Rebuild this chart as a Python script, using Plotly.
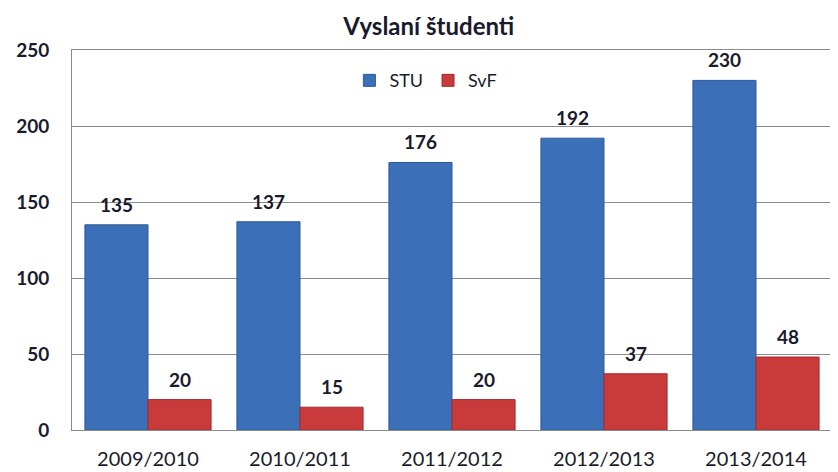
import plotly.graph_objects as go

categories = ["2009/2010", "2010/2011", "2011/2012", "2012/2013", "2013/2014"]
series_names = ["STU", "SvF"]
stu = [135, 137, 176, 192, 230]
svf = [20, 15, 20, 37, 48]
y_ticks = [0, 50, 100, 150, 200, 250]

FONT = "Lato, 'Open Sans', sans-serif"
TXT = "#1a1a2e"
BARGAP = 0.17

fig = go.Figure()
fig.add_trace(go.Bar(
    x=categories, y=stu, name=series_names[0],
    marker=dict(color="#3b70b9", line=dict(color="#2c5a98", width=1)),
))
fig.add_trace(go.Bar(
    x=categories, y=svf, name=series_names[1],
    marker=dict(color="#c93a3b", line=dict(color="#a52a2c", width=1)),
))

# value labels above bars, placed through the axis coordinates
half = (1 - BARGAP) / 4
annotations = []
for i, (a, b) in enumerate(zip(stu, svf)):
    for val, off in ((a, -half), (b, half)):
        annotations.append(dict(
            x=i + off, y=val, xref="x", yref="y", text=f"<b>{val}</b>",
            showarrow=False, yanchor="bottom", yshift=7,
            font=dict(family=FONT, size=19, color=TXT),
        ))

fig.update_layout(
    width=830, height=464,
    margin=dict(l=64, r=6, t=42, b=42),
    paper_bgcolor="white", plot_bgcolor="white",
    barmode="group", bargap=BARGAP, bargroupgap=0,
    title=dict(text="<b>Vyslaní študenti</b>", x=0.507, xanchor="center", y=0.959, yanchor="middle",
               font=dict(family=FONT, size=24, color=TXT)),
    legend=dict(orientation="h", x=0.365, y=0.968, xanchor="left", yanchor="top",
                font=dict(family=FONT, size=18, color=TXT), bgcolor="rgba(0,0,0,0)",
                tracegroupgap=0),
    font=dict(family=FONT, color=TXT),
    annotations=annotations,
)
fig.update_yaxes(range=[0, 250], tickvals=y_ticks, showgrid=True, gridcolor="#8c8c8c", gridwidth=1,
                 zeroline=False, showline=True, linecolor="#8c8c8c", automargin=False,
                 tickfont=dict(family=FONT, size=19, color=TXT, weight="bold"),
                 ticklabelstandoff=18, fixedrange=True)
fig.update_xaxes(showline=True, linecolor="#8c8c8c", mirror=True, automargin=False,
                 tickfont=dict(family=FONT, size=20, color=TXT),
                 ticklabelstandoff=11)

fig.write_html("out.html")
◇ ◇ ◇
Exercise aim:
Without the pictures, transcribe the listing above exactly.

Result for this task:
Rebuild this chart as a Python script, using Plotly.
import plotly.graph_objects as go

categories = ["2009/2010", "2010/2011", "2011/2012", "2012/2013", "2013/2014"]
series_names = ["STU", "SvF"]
stu = [135, 137, 176, 192, 230]
svf = [20, 15, 20, 37, 48]
y_ticks = [0, 50, 100, 150, 200, 250]

FONT = "Lato, 'Open Sans', sans-serif"
TXT = "#1a1a2e"
BARGAP = 0.17

fig = go.Figure()
fig.add_trace(go.Bar(
    x=categories, y=stu, name=series_names[0],
    marker=dict(color="#3b70b9", line=dict(color="#2c5a98", width=1)),
))
fig.add_trace(go.Bar(
    x=categories, y=svf, name=series_names[1],
    marker=dict(color="#c93a3b", line=dict(color="#a52a2c", width=1)),
))

# value labels above bars, placed through the axis coordinates
half = (1 - BARGAP) / 4
annotations = []
for i, (a, b) in enumerate(zip(stu, svf)):
    for val, off in ((a, -half), (b, half)):
        annotations.append(dict(
            x=i + off, y=val, xref="x", yref="y", text=f"<b>{val}</b>",
            showarrow=False, yanchor="bottom", yshift=7,
            font=dict(family=FONT, size=19, color=TXT),
        ))

fig.update_layout(
    width=830, height=464,
    margin=dict(l=64, r=6, t=42, b=42),
    paper_bgcolor="white", plot_bgcolor="white",
    barmode="group", bargap=BARGAP, bargroupgap=0,
    title=dict(text="<b>Vyslaní študenti</b>", x=0.507, xanchor="center", y=0.959, yanchor="middle",
               font=dict(family=FONT, size=24, color=TXT)),
    legend=dict(orientation="h", x=0.365, y=0.968, xanchor="left", yanchor="top",
                font=dict(family=FONT, size=18, color=TXT), bgcolor="rgba(0,0,0,0)",
                tracegroupgap=0),
    font=dict(family=FONT, color=TXT),
    annotations=annotations,
)
fig.update_yaxes(range=[0, 250], tickvals=y_ticks, showgrid=True, gridcolor="#8c8c8c", gridwidth=1,
                 zeroline=False, showline=True, linecolor="#8c8c8c", automargin=False,
                 tickfont=dict(family=FONT, size=19, color=TXT, weight="bold"),
                 ticklabelstandoff=18, fixedrange=True)
fig.update_xaxes(showline=True, linecolor="#8c8c8c", mirror=True, automargin=False,
                 tickfont=dict(family=FONT, size=20, color=TXT),
                 ticklabelstandoff=11)

fig.write_html("out.html")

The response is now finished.